Urzędnikowi zatrudnionemu na podstawie stosunku pracy z powołania, będącemu jednocześnie członkiem rady powiatu, nie przysługuje roszczenie o przywrócenie do pracy. Co do zasady może się domagać odszkodowania, jeśli zwolnienie było nieuzasadnione, a rada nie zgodziła się na takie rozwiązanie. Tak orzekł Sąd Najwyższy.

Mężczyzna został powołany na stanowisko dyrektora Oddziału Terenowego Agencji Nieruchomości Rolnych 20 marca 2008 r. W wyborach samorządowych, które odbyły się w listopadzie, został wybrany radnym powiatu. W trakcie sprawowania funkcji dyrektora brał udział w delegacjach i wyjazdach służbowych, zarówno krajowych, jak i zagranicznych, podczas których zajmował się promocją. Prezes agencji w maju 2014 r. zwolnił urzędnika dyscyplinarnie. Jako przyczynę rozwiązania stosunku pracy wskazano ciężkie naruszenie podstawowych obowiązków pracowniczych, polegające na niedochowaniu obowiązku lojalności wobec pracodawcy oraz obowiązku dbania o dobro zakładu pracy. Rada Powiatu nie wyraziła zgody na rozwiązanie przez prezesa stosunku pracy z dyrektorem. Argumentowano, że przyczyny podane we wniosku o zwolnienie nie stanowią przesłanek przemawiających za jego uwzględnieniem. Prezes zdecydował się jednak na natychmiastowe zwolnienie urzędnika, który odwołał się do sądu I instancji.

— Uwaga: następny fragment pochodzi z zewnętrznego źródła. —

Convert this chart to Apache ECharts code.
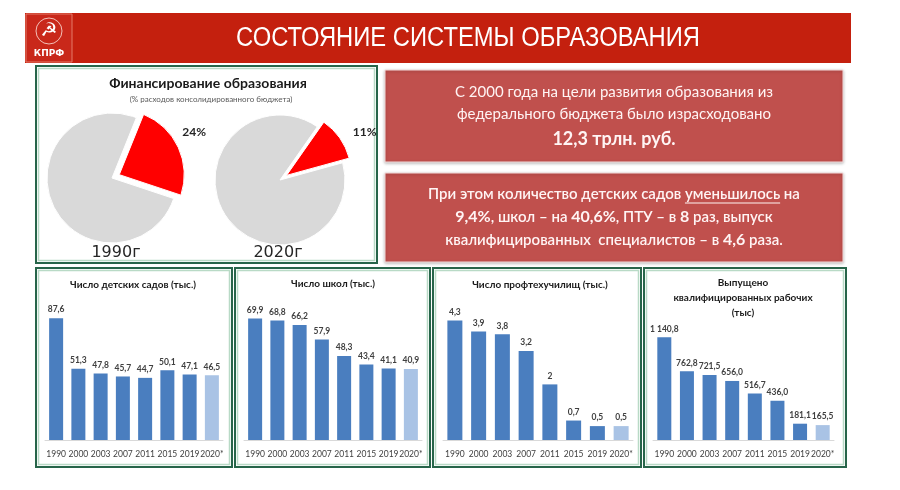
<!DOCTYPE html>
<html><head><meta charset="utf-8">
<script src="https://cdn.jsdelivr.net/npm/echarts@6/dist/echarts.min.js"></script>
<style>html,body{margin:0;padding:0;background:#fff}#c{width:900px;height:490px}</style>
</head><body><div id="c"></div>
<script>
// ---- data ----
const years = ['1990','2000','2003','2007','2011','2015','2019','2020*'];
const kindergartens = [87.6,51.3,47.8,45.7,44.7,50.1,47.1,46.5];
const schools = [69.9,68.8,66.2,57.9,48.3,43.4,41.1,40.9];
const vocational = [4.3,3.9,3.8,3.2,2,0.7,0.5,0.5];
const graduates = [1140.8,762.8,721.5,656.0,516.7,436.0,181.1,165.5];
const fundingYears = ['1990г','2020г'];
const fundingShare = [24, 11];
const panelTitles = [
  ['Число детских садов (тыс.)'],
  ['Число школ (тыс.)'],
  ['Число профтехучилищ (тыс.)'],
  ['Выпущено','квалифицированных рабочих','(тыс)']
];

const BLUE = '#4a7ebf', LIGHT = '#a9c3e5';
const FONT = 'Lato, "Open Sans", "DejaVu Sans", sans-serif';

function fmtSimple(v){ return String(v).replace('.', ','); }
function fmtThousands(v){
  const s = v.toFixed(1).split('.');
  return s[0].replace(/\B(?=(\d{3})+(?!\d))/g, ' ') + ',' + s[1];
}

const panels = [
  {data: kindergartens, max: 100, fmt: fmtSimple, grid:{left:45, top:301, width:178, height:139}, bw:14, frame:[36,268,196,199], tx:133, ty:285},
  {data: schools, max: 80, fmt: fmtSimple, grid:{left:244, top:301, width:178, height:139}, bw:14, frame:[235,268,195,199], tx:333, ty:284},
  {data: vocational, max: 5, fmt: fmtSimple, grid:{left:443, top:301, width:190, height:139}, bw:15, frame:[433,268,208,199], tx:540, ty:285},
  {data: graduates, max: 1400, fmt: fmtThousands, grid:{left:653, top:314, width:181, height:126}, bw:14, frame:[644,268,202,199], tx:743, ty:283}
];

const grids = [], xAxes = [], yAxes = [], series = [], graphics = [];

// Header
graphics.push({type:'rect', shape:{x:25,y:13,width:826,height:50}, style:{fill:'#c4200e'}, z:1});
graphics.push({type:'rect', shape:{x:26,y:14,width:46,height:48}, style:{fill:'#c9281a', stroke:'#e47a68', lineWidth:1}, z:2});
graphics.push({type:'circle', shape:{cx:49,cy:31,r:13}, style:{fill:'none', stroke:'#f3c0b8', lineWidth:1}, z:3});
graphics.push({type:'text', style:{text:'☭', x:49, y:31, align:'center', verticalAlign:'middle', font:'19px "DejaVu Sans"', fill:'#ffffff'}, z:3});
graphics.push({type:'text', style:{text:'КПРФ', x:49, y:54, align:'center', verticalAlign:'middle', font:'bold 9px "DejaVu Sans"', fill:'#ffffff'}, z:3});
graphics.push({type:'text', x:468, y:39, scaleX:0.88, style:{text:'СОСТОЯНИЕ СИСТЕМЫ ОБРАЗОВАНИЯ', x:0, y:0, align:'center', verticalAlign:'middle', font:'27px "Liberation Sans Narrow", "Liberation Sans", sans-serif', fill:'#ffffff'}, z:3});

// Frames (double green line)
function frame(x,y,w,h){
  graphics.push({type:'rect', shape:{x:x,y:y,width:w,height:h}, style:{fill:'none', stroke:'#27654a', lineWidth:2}, z:1});
  graphics.push({type:'rect', shape:{x:x+2.5,y:y+2.5,width:w-5,height:h-5}, style:{fill:'none', stroke:'#b9dac6', lineWidth:1.5}, z:1});
}
frame(36,66,341,197);
panels.forEach(p => frame.apply(null, p.frame));

// Pie panel titles
graphics.push({type:'text', style:{text:'Финансирование образования', x:208, y:83, align:'center', verticalAlign:'middle', font:'bold 14px '+FONT, fill:'#1a1a1a'}, z:3});
graphics.push({type:'text', style:{text:'(% расходов консолидированного бюджета)', x:211, y:99, align:'center', verticalAlign:'middle', font:'8px '+FONT, fill:'#595959'}, z:3});

// Pies
const pieCenters = [[112,178],[280,180]];
const pieStarts = [68, 55];
fundingShare.forEach((v,i) => {
  series.push({
    type:'pie', center:pieCenters[i], radius:65, startAngle:pieStarts[i], clockwise:true,
    selectedMode:'single', selectedOffset:8, animation:false, silent:true,
    emphasis:{disabled:true},
    label:{show:false},
    labelLine:{show:false, length:10, length2:0},
    labelLayout: i===0 ? {dx:-10, dy:-11} : undefined,
    data:[
      {value:v, selected:true, itemStyle:{color:'#ff0000', borderColor:'#ffffff', borderWidth:1},
       label:{show:true, position:'outside', formatter:'{c}%', fontFamily:FONT, fontWeight:'bold', fontSize:12, color:'#262626'}},
      {value:100-v, itemStyle:{color:'#d9d9d9', borderColor:'#ffffff', borderWidth:1}}
    ]
  });
  graphics.push({type:'text', style:{text:fundingYears[i], x:[116,278][i], y:253, align:'center', verticalAlign:'middle', font:'16px "DejaVu Sans", sans-serif', fill:'#262626'}, z:5});
});

// Red info boxes
graphics.push({type:'rect', shape:{x:385,y:70,width:458,height:92}, style:{fill:'#c0504d', stroke:'#f4dcdc', lineWidth:1, shadowBlur:3, shadowColor:'rgba(0,0,0,0.25)', shadowOffsetY:1}, z:1});
graphics.push({type:'rect', shape:{x:385,y:173,width:458,height:89}, style:{fill:'#c0504d', stroke:'#f4dcdc', lineWidth:1, shadowBlur:3, shadowColor:'rgba(0,0,0,0.25)', shadowOffsetY:1}, z:1});
const TXT = '#fff4f4';
const CX = 614;
function line(text, y, rich, base){
  graphics.push({type:'text', style:Object.assign({text:text, x:CX, y:y, align:'center', verticalAlign:'middle', fill:TXT, rich:rich||{}}, base), z:4});
}
line('С 2000 года на цели развития образования из', 92, null, {font:'15px '+FONT});
line('федерального бюджета было израсходовано', 114, null, {font:'15px '+FONT});
line('12,3 трлн. руб.', 139, null, {font:'bold 18px '+FONT});

const richB = {
  n:{fontFamily:FONT, fontSize:15, fontWeight:600, fill:TXT},
  b:{fontFamily:FONT, fontSize:16, fontWeight:'bold', fill:TXT}
};
const pre = 'При этом количество детских садов ', und = 'уменьшилось', post = ' на';
line('{n|'+pre+'}{n|'+und+'}{n|'+post+'}', 194, richB, {fontFamily:FONT, fontSize:15});
line('{b|9,4%}{n|, школ – на }{b|40,6%}{n|, ПТУ – в }{b|8}{n| раз, выпуск}', 217, richB, {fontFamily:FONT, fontSize:15});
line('{n|квалифицированных  специалистов – в }{b|4,6}{n| раза.}', 240, richB, {fontFamily:FONT, fontSize:15});
// underline under "уменьшилось"
(function(){
  const ctx = document.createElement('canvas').getContext('2d');
  ctx.font = '600 15px ' + FONT;
  const wPre = ctx.measureText(pre).width, wU = ctx.measureText(und).width, wAll = ctx.measureText(pre+und+post).width;
  const x0 = CX - wAll/2 + wPre;
  graphics.push({type:'line', shape:{x1:x0, y1:203, x2:x0+wU, y2:203}, style:{stroke:TXT, lineWidth:1}, z:4});
})();

// Bar panels
panels.forEach((p, i) => {
  grids.push(Object.assign({containLabel:false}, p.grid));
  xAxes.push({type:'category', gridIndex:i, data:years, axisLine:{lineStyle:{color:'#d9d9d9'}}, axisTick:{show:false},
    axisLabel:{interval:0, margin:10, fontSize:8.5, fontFamily:FONT, color:'#404040'}});
  yAxes.push({type:'value', gridIndex:i, min:0, max:p.max, show:false, splitLine:{show:false}});
  series.push({
    type:'bar', xAxisIndex:i, yAxisIndex:i, barWidth:p.bw, animation:false, silent:true,
    data:p.data.map((v,j) => ({value:v, itemStyle:{color: j===p.data.length-1 ? LIGHT : BLUE}})),
    label:{show:true, position:'top', distance:4, formatter:(d)=>p.fmt(d.value), fontFamily:FONT, fontWeight:'bold', fontSize:8.5, color:'#404040'}
  });
  const lines = panelTitles[i];
  lines.forEach((t, k) => {
    graphics.push({type:'text', style:{text:t, x:p.tx, y:p.ty + k*15, align:'center', verticalAlign:'middle', font:'bold 10px '+FONT, fill:'#1a1a1a'}, z:4});
  });
});

const chart = echarts.init(document.getElementById('c'), null, {renderer:'canvas'});
chart.setOption({
  backgroundColor:'#ffffff',
  animation:false,
  grid:grids, xAxis:xAxes, yAxis:yAxes, series:series,
  graphic:{elements:graphics}
});
</script></body></html>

Ten orzekł, że agencja naruszyła wymogi formalne dotyczące rozwiązywania umów, albowiem winna była uzyskać zgodę rady powiatu na zwolnienie urzędnika, który pełnił funkcję radnego. W efekcie sąd I instancji przywrócił pracownika na stanowisko kierownicze.
Prezes od decyzji sądu odwołał się do sądu II instancji, który uznał, że rozwiązując z urzędnikiem stosunek pracy bez zgody rady powiatu, strona pozwana naruszyła art. 22 ust. 2 ustawy z 5 czerwca 1998 r. o samorządzie powiatowym (t.j. Dz.U. z 2016 r., poz. 814 ze zm.). Przepis ten nakłada na pracodawcę obowiązek uzyskania zgody tego organu na rozwiązanie stosunku pracy z pracownikiem, który jest radnym. Jednakże w niniejszej sprawie, w ocenie sądu odwoławczego, poza sporem było, że agencja nie odwołała urzędnika w związku ze sprawowaniem przez niego funkcji radnego. Jako przyczynę odwołania (i rozwiązania stosunku pracy) wskazywała naruszenie obowiązków pracowniczych przez dyrektora. W ocenie sądu, skoro zarzuty te okazały się bezpodstawne, to wadliwość rozwiązania stosunku pracy mogła skutkować jedynie zasądzeniem odszkodowania. Sąd II instancji zmienił więc zaskarżony wyrok w ten sposób, że zasądził od agencji ponad 63 tys. zł odszkodowania.
Z takim rozstrzygnięciem nie zgodził się urzędnik, którego pełnomocnik wniósł od wyroku skargę kasacyjną do Sądu Najwyższego. W ocenie składu orzekającego rozstrzygnąć należy, czy pracownik zatrudniony na podstawie powołania, a dodatkowo będący radnym powiatu, w razie rozwiązania stosunku pracy może domagać się przywrócenia do pracy (jak wywodzi skarżący), czy też dysponuje roszczeniem o zasądzenie odszkodowania.
Zdaniem SN rada ma prawo odmówić rozwiązania stosunku pracy z radnym, nawet jeśli był on zatrudniony na podstawie powołanie. Ta forma zatrudnienia też wynika ze stosunku pracy.
SN orzekł, że pracownikowi zatrudnionemu na podstawie stosunku pracy z powołania, będącemu jednocześnie członkiem rady powiatu, nie przysługuje roszczenie o przywrócenie do pracy, o ile podstawą rozwiązania jego stosunku pracy nie są okoliczności wskazane w art. 22 ust. 2 ustawy o samorządzie powiatowym (czyli bezpośrednio związane z wykonywaniem mandatu radnego). W efekcie SN oddalił skargę kasacyjną.
ORZECZNICTWO
Wyrok Sądu Najwyższego z 7 czerwca 2017 r. sygn. akt II PK 84/16.